Data excerpts
━━━

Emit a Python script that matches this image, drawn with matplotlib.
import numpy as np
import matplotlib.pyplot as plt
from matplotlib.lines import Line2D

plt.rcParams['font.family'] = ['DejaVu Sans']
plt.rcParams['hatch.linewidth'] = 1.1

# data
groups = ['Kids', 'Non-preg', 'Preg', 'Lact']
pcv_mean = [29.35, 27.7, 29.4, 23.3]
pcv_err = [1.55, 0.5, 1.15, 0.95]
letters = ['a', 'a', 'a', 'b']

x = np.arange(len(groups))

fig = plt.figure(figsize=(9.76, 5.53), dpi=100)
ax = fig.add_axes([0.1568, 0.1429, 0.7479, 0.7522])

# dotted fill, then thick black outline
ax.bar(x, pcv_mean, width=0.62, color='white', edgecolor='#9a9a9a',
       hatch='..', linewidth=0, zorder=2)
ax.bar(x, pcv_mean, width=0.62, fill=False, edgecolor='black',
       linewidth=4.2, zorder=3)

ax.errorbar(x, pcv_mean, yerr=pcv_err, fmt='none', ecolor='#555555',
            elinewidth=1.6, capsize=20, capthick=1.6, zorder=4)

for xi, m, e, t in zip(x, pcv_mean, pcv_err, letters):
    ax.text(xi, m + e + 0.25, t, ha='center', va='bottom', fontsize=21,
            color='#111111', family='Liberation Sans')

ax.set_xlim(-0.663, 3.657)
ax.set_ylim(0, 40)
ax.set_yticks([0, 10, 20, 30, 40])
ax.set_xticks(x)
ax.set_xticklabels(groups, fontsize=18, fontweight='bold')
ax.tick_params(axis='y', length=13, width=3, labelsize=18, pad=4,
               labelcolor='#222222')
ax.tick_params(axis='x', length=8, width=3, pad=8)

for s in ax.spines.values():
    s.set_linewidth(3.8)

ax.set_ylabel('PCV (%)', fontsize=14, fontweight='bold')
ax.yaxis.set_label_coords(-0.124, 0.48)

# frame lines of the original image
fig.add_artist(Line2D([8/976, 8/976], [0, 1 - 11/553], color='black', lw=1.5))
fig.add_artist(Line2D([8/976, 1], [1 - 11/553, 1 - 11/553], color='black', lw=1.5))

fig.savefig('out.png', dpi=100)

━━━

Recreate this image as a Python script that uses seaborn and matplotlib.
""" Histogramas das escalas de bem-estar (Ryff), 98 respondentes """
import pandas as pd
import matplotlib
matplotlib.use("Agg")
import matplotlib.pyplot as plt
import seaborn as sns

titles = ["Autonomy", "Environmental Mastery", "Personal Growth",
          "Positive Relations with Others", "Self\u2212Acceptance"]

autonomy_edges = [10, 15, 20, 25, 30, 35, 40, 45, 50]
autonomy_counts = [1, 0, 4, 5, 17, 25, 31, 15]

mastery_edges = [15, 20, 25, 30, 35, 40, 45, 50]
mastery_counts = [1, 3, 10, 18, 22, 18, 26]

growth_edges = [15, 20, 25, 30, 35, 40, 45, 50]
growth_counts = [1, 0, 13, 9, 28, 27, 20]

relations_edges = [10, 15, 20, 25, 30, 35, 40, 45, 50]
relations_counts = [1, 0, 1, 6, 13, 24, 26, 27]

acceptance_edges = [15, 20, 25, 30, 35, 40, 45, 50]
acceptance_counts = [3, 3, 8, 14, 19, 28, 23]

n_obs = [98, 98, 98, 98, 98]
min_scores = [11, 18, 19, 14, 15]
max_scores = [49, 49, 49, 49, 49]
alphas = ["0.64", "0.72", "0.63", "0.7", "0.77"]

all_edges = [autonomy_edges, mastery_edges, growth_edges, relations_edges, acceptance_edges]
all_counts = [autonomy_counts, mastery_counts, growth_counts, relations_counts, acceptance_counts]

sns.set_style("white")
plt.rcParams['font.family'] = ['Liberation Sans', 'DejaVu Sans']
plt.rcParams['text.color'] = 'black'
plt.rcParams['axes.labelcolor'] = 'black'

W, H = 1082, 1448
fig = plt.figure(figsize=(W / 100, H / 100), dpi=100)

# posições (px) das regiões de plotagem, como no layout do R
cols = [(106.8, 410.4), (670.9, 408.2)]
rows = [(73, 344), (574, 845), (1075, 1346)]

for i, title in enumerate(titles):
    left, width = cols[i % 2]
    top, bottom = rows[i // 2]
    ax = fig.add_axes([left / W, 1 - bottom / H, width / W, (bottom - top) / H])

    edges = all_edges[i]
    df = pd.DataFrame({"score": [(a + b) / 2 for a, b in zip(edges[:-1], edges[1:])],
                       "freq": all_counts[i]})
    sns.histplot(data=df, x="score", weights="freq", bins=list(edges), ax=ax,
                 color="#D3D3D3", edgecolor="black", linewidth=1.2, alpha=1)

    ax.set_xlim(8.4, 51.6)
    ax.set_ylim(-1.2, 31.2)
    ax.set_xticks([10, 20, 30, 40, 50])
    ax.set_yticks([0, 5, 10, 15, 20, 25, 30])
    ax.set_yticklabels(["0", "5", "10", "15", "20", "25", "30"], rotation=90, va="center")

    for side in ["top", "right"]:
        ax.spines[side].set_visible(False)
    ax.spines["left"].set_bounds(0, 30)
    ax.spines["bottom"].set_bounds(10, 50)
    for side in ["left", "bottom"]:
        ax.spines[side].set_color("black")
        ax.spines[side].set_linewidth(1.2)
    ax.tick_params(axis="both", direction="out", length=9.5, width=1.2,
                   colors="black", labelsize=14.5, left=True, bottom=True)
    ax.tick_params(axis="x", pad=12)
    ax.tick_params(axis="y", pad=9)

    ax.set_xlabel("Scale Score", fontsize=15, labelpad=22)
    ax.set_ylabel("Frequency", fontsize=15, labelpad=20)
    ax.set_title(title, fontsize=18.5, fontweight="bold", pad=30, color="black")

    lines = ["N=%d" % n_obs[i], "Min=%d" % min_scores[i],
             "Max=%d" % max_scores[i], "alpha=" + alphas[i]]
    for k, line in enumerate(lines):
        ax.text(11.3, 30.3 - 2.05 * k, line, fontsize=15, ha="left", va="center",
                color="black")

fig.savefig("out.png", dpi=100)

━━━

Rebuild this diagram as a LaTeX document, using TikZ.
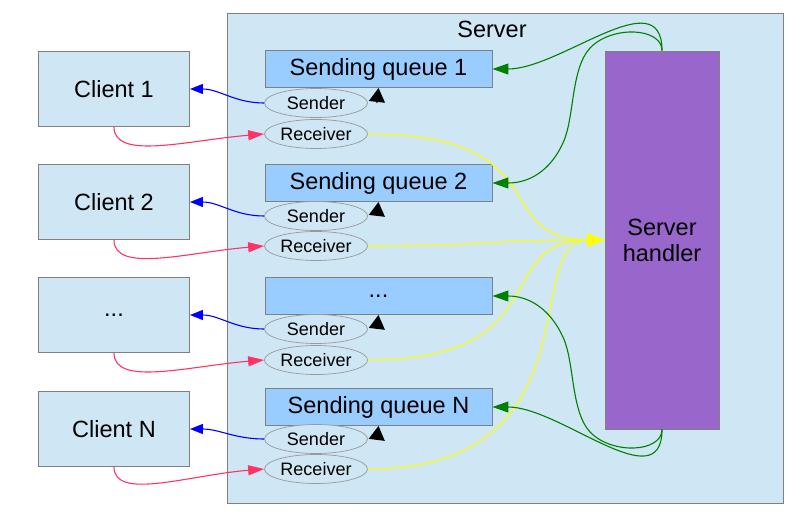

━━━

Task to carry out
Return all lines containing "matplotlib".

Full output
Emit a Python script that matches this image, drawn with matplotlib.
import matplotlib.pyplot as plt
from matplotlib.lines import Line2D
Recreate this image as a Python script that uses seaborn and matplotlib.
import matplotlib
matplotlib.use("Agg")
import matplotlib.pyplot as plt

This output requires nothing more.